Repeat word for word the lines from the top of the records through the line containing "(0,0) rectangle (1067,459);", and skip the pictures.

^^^^^^^^^^^^^^^^

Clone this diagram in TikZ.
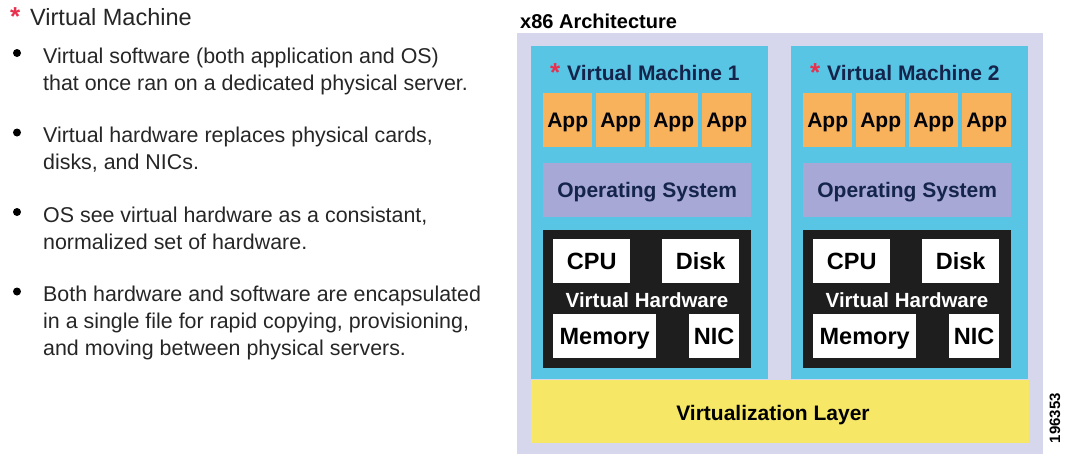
\documentclass[tikz,border=0pt]{standalone}
\usepackage{fontspec}
\setmainfont{Liberation Sans}
\definecolor{lav}{HTML}{D6D6EC}
\definecolor{cyanvm}{HTML}{58C5E5}
\definecolor{app}{HTML}{F8B25C}
\definecolor{osc}{HTML}{A7A8D6}
\definecolor{hw}{HTML}{1E1E1E}
\definecolor{yel}{HTML}{F6E866}
\definecolor{redstar}{HTML}{E8304F}
\definecolor{navy}{HTML}{14244A}
\definecolor{txt}{HTML}{262626}
\tikzset{
  area/.style={rectangle, inner sep=0pt, anchor=north west, draw=none},
  lbl/.style={area, text depth=0pt, text height=15pt, text=navy,
    font=\bfseries\fontsize{21}{21}\selectfont},
  hwl/.style={area, fill=white, text depth=0pt, text height=16.8pt, text=black,
    font=\bfseries\fontsize{23.5}{23.5}\selectfont},
  bodytxt/.style={anchor=base west, inner sep=0pt, text=txt,
    font=\fontsize{21.4}{21.4}\selectfont},
  dot/.style={circle, fill=black, inner sep=0pt, minimum size=8pt},
  star/.style={anchor=base west, inner sep=0pt, text=redstar,
    font=\bfseries\fontsize{26}{26}\selectfont},
  vmtitle/.style={anchor=base west, inner sep=0pt, text=navy,
    font=\bfseries\fontsize{21}{21}\selectfont},
}
\begin{document}
\begin{tikzpicture}[x=1pt,y=-1pt]
\useasboundingbox[fill=white] (0,0) rectangle (1067,459);

% left text
\node[star] (hstar) at (10,25) {*};
\node[anchor=base west, inner sep=0pt, text=txt, font=\fontsize{23.5}{23.5}\selectfont] (head) at (30,25) {Virtual Machine};

\node[dot] (b1) at (17,53) {};
\node[bodytxt] (l11) at (43,63) {Virtual software (both application and OS)};
\node[bodytxt] (l12) at (43,90) {that once ran on a dedicated physical server.};
\node[dot] (b2) at (17,132.5) {};
\node[bodytxt] (l21) at (43,142.5) {Virtual hardware replaces physical cards,};
\node[bodytxt] (l22) at (43,169.5) {disks, and NICs.};
\node[dot] (b3) at (17,212) {};
\node[bodytxt] (l31) at (43,222) {OS see virtual hardware as a consistant,};
\node[bodytxt] (l32) at (43,249) {normalized set of hardware.};
\node[dot] (b4) at (17,291.5) {};
\node[bodytxt] (l41) at (43,301.5) {Both hardware and software are encapsulated};
\node[bodytxt] (l42) at (43,328.5) {in a single file for rapid copying, provisioning,};
\node[bodytxt] (l43) at (43,355.5) {and moving between physical servers.};

% diagram
\node[anchor=base west, inner sep=0pt, text=black, font=\bfseries\fontsize{20}{20}\selectfont] (arch) at (520,28) {x86 Architecture};
\node[area, fill=lav, minimum width=526pt, minimum height=421pt] (outer) at (517,33) {};

\foreach \i/\dx in {1/0,2/260}{
  \node[area, fill=cyanvm, minimum width=237pt, minimum height=333pt] (vm\i) at (531+\dx,46) {};
  \node[star] (st\i) at (550+\dx,81) {*};
  \node[vmtitle] (t\i) at (567+\dx,80) {Virtual Machine \i};
  \foreach \k/\ax in {1/543,2/596,3/649,4/702}{
    \node[lbl, fill=app, text=black!85!navy, minimum width=49pt, minimum height=54pt] (app\i\k) at (\ax+\dx,93) {App};
  }
  \node[lbl, fill=osc, minimum width=208pt, minimum height=54pt] (os\i) at (543+\dx,163) {Operating System};
  \node[area, fill=hw, minimum width=208pt, minimum height=138pt] (hw\i) at (543+\dx,230) {};
  \node[hwl, minimum width=77pt, minimum height=44pt] (cpu\i) at (553+\dx,239) {CPU};
  \node[hwl, minimum width=77pt, minimum height=44pt] (disk\i) at (662+\dx,239) {Disk};
  \node[hwl, minimum width=103pt, minimum height=44pt] (mem\i) at (553+\dx,314) {Memory};
  \node[hwl, minimum width=50pt, minimum height=44pt] (nic\i) at (689+\dx,314) {NIC};
  \node[inner sep=0pt, text=white, text height=14pt, text depth=0pt,
    font=\bfseries\fontsize{20.5}{20.5}\selectfont] (vh\i) at (647+\dx,300) {Virtual Hardware};
}
\node[area, fill=yel, minimum width=498pt, minimum height=63pt] (virt) at (531,380) {};
\node[inner sep=0pt, text=black, text height=15pt, text depth=0pt,
  font=\bfseries\fontsize{21}{21}\selectfont] (virtl) at (773,413) {Virtualization Layer};
\node[rotate=90, inner sep=0pt, text=black, font=\bfseries\fontsize{15}{15}\selectfont] (fig) at (1055,418) {196353};
\end{tikzpicture}
\end{document}
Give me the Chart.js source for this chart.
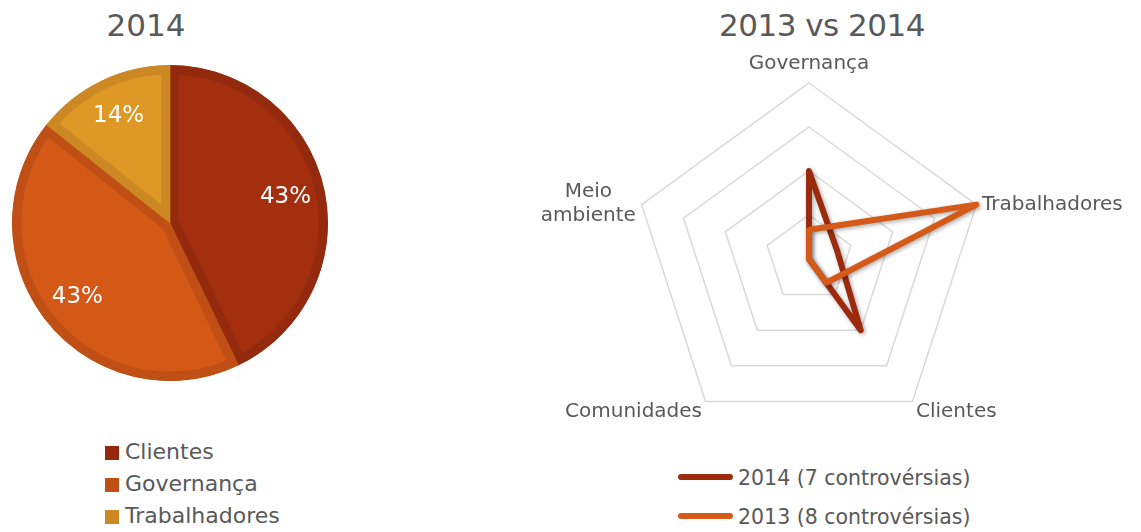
<!DOCTYPE html>
<html>
<head>
<meta charset="utf-8">
<script src="https://cdn.jsdelivr.net/npm/chart.js@4.4.1/dist/chart.umd.min.js"></script>
<style>
  html, body { margin: 0; padding: 0; background: #fff; overflow: hidden; }
  body { width: 1141px; height: 532px; position: relative; font-family: "DejaVu Sans", sans-serif; color: #595959; }
  .abs { position: absolute; }
  .title { font-size: 31px; line-height: 36px; white-space: nowrap; }
  .leg { font-size: 22px; line-height: 32px; white-space: nowrap; }
  .leg .sw { display: inline-block; width: 14px; height: 14px; margin-right: 6px; vertical-align: -1px; }
  .leg2 { font-size: 20.5px; line-height: 39px; white-space: nowrap; }
  .leg2 .ln { display: inline-block; width: 55px; height: 6px; border-radius: 3px; margin-right: 5px; vertical-align: 5px; }
</style>
</head>
<body>
<div class="abs title" style="left:146px; top:7px; transform:translateX(-50%);">2014</div>
<canvas id="pie" class="abs" width="316" height="316" style="left:12px; top:65px;"></canvas>
<div id="pieLegend" class="abs leg" style="left:105px; top:436px;"></div>

<div class="abs title" style="left:822px; top:7px; transform:translateX(-50%); letter-spacing:-0.5px;">2013 vs 2014</div>
<canvas id="radar" class="abs" width="720" height="428" style="left:449px; top:26px;"></canvas>
<div id="radarLegend" class="abs leg2" style="left:678px; top:459px;"></div>

<script>
// pizza 2014 (numero de controversias)
const pieLabels = ['Clientes', 'Governança', 'Trabalhadores'];
const pieValues = [3, 3, 1];
const pieFill = ['#A32F0F', '#D45816', '#DE9826'];
const pieBorder = ['#932A0D', '#BF4F14', '#CC8822'];

// radar 2013 x 2014
const radarLabels = ['Governança', 'Trabalhadores', 'Clientes', 'Comunidades', ['Meio', 'ambiente']];
const values2014 = [3, 1, 3, 0, 0];
const values2013 = [1, 6, 1, 0, 0];
const seriesNames = ['2014 (7 controvérsias)', '2013 (8 controvérsias)'];
const seriesColors = ['#9C2B0E', '#D55A17'];

const FONT = '"DejaVu Sans", sans-serif';

// rotulos de % dentro da pizza
const pctLabels = {
    id: 'pctLabels',
    afterDatasetsDraw(chart) {
        const ctx = chart.ctx;
        const meta = chart.getDatasetMeta(0);
        const total = pieValues.reduce((a, b) => a + b, 0);
        ctx.save();
        ctx.fillStyle = '#fff';
        ctx.font = '23px ' + FONT;
        ctx.textAlign = 'center';
        ctx.textBaseline = 'middle';
        meta.data.forEach((arc, i) => {
            const p = arc.getProps(['x', 'y', 'startAngle', 'endAngle', 'outerRadius']);
            const a = (p.startAngle + p.endAngle) / 2;
            const r = p.outerRadius * 0.75;
            ctx.fillText(Math.round(pieValues[i] / total * 100) + '%', p.x + Math.cos(a) * r, p.y + Math.sin(a) * r);
        });
        ctx.restore();
    }
};

function make_pie(cnv){
    return new Chart(cnv, {
        type: 'pie',
        data: {
            labels: pieLabels,
            datasets: [{
                data: pieValues,
                backgroundColor: pieFill,
                borderColor: pieBorder,
                borderWidth: 9,
                borderAlign: 'inner',
                hoverOffset: 0,
                offset: 0
            }]
        },
        options: {
            responsive: false,
            animation: false,
            plugins: { legend: { display: false }, tooltip: { enabled: false } }
        },
        plugins: [pctLabels]
    });
}

// sombra leve nas linhas do radar
const lineShadow = {
    id: 'lineShadow',
    beforeDatasetDraw(chart) {
        const ctx = chart.ctx;
        ctx.save();
        ctx.shadowColor = 'rgba(0,0,0,0.35)';
        ctx.shadowBlur = 4;
        ctx.shadowOffsetX = 1.5;
        ctx.shadowOffsetY = 1.5;
    },
    afterDatasetDraw(chart) {
        chart.ctx.restore();
    }
};

// ajuste vertical dos rotulos (excel centraliza nos vertices laterais)
const labelNudge = {
    id: 'labelNudge',
    beforeDraw(chart) {
        const items = chart.scales.r._pointLabelItems;
        if (!items) return;
        const dy = [7, 14, -6, -6, 25];
        items.forEach((it, i) => {
            if (it._nudged) return;
            it.y += dy[i];
            it.top += dy[i];
            it.bottom += dy[i];
            if (i === 4) { // "Meio / ambiente" centrado
                it.x = (it.left + it.right) / 2;
                it.textAlign = 'center';
            }
            it._nudged = true;
        });
    }
};

function make_radar(cnv){
    return new Chart(cnv, {
        type: 'radar',
        data: {
            labels: radarLabels,
            datasets: [
                { label: seriesNames[0], data: values2014, borderColor: seriesColors[0], order: 1 },
                { label: seriesNames[1], data: values2013, borderColor: seriesColors[1], order: 0 }
            ].map(d => Object.assign(d, {
                fill: false,
                borderWidth: 6,
                borderJoinStyle: 'round',
                borderCapStyle: 'round',
                pointRadius: 0,
                pointHoverRadius: 0,
                tension: 0
            }))
        },
        options: {
            responsive: false,
            animation: false,
            plugins: { legend: { display: false }, tooltip: { enabled: false } },
            scales: {
                r: {
                    min: 0,
                    max: 6,
                    ticks: { stepSize: 1.5, display: false },
                    grid: { color: '#D9D9D9', lineWidth: 1.5 },
                    angleLines: { display: false },
                    pointLabels: {
                        color: '#595959',
                        font: { family: FONT, size: 20 },
                        padding: (c) => c.index === 0 ? 14 : 6
                    }
                }
            }
        },
        plugins: [lineShadow, labelNudge]
    });
}

make_pie(document.getElementById('pie'));
make_radar(document.getElementById('radar'));

// legendas
const pl = document.getElementById('pieLegend');
pieLabels.forEach((l, i) => {
    const row = document.createElement('div');
    row.innerHTML = '<span class="sw" style="background:' + pieBorder[i] + '"></span>' + l;
    pl.appendChild(row);
});
const rl = document.getElementById('radarLegend');
seriesNames.forEach((l, i) => {
    const row = document.createElement('div');
    row.innerHTML = '<span class="ln" style="background:' + seriesColors[i] + '"></span>' + l;
    rl.appendChild(row);
});
</script>
</body>
</html>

^^^^^^^^^^^^^^^^

## RESULT FOR THIS EXERCISE
Clone this diagram in TikZ.
\documentclass[tikz,border=0pt]{standalone}
\usepackage{fontspec}
\setmainfont{Liberation Sans}
\definecolor{lav}{HTML}{D6D6EC}
\definecolor{cyanvm}{HTML}{58C5E5}
\definecolor{app}{HTML}{F8B25C}
\definecolor{osc}{HTML}{A7A8D6}
\definecolor{hw}{HTML}{1E1E1E}
\definecolor{yel}{HTML}{F6E866}
\definecolor{redstar}{HTML}{E8304F}
\definecolor{navy}{HTML}{14244A}
\definecolor{txt}{HTML}{262626}
\tikzset{
  area/.style={rectangle, inner sep=0pt, anchor=north west, draw=none},
  lbl/.style={area, text depth=0pt, text height=15pt, text=navy,
    font=\bfseries\fontsize{21}{21}\selectfont},
  hwl/.style={area, fill=white, text depth=0pt, text height=16.8pt, text=black,
    font=\bfseries\fontsize{23.5}{23.5}\selectfont},
  bodytxt/.style={anchor=base west, inner sep=0pt, text=txt,
    font=\fontsize{21.4}{21.4}\selectfont},
  dot/.style={circle, fill=black, inner sep=0pt, minimum size=8pt},
  star/.style={anchor=base west, inner sep=0pt, text=redstar,
    font=\bfseries\fontsize{26}{26}\selectfont},
  vmtitle/.style={anchor=base west, inner sep=0pt, text=navy,
    font=\bfseries\fontsize{21}{21}\selectfont},
}
\begin{document}
\begin{tikzpicture}[x=1pt,y=-1pt]
\useasboundingbox[fill=white] (0,0) rectangle (1067,459);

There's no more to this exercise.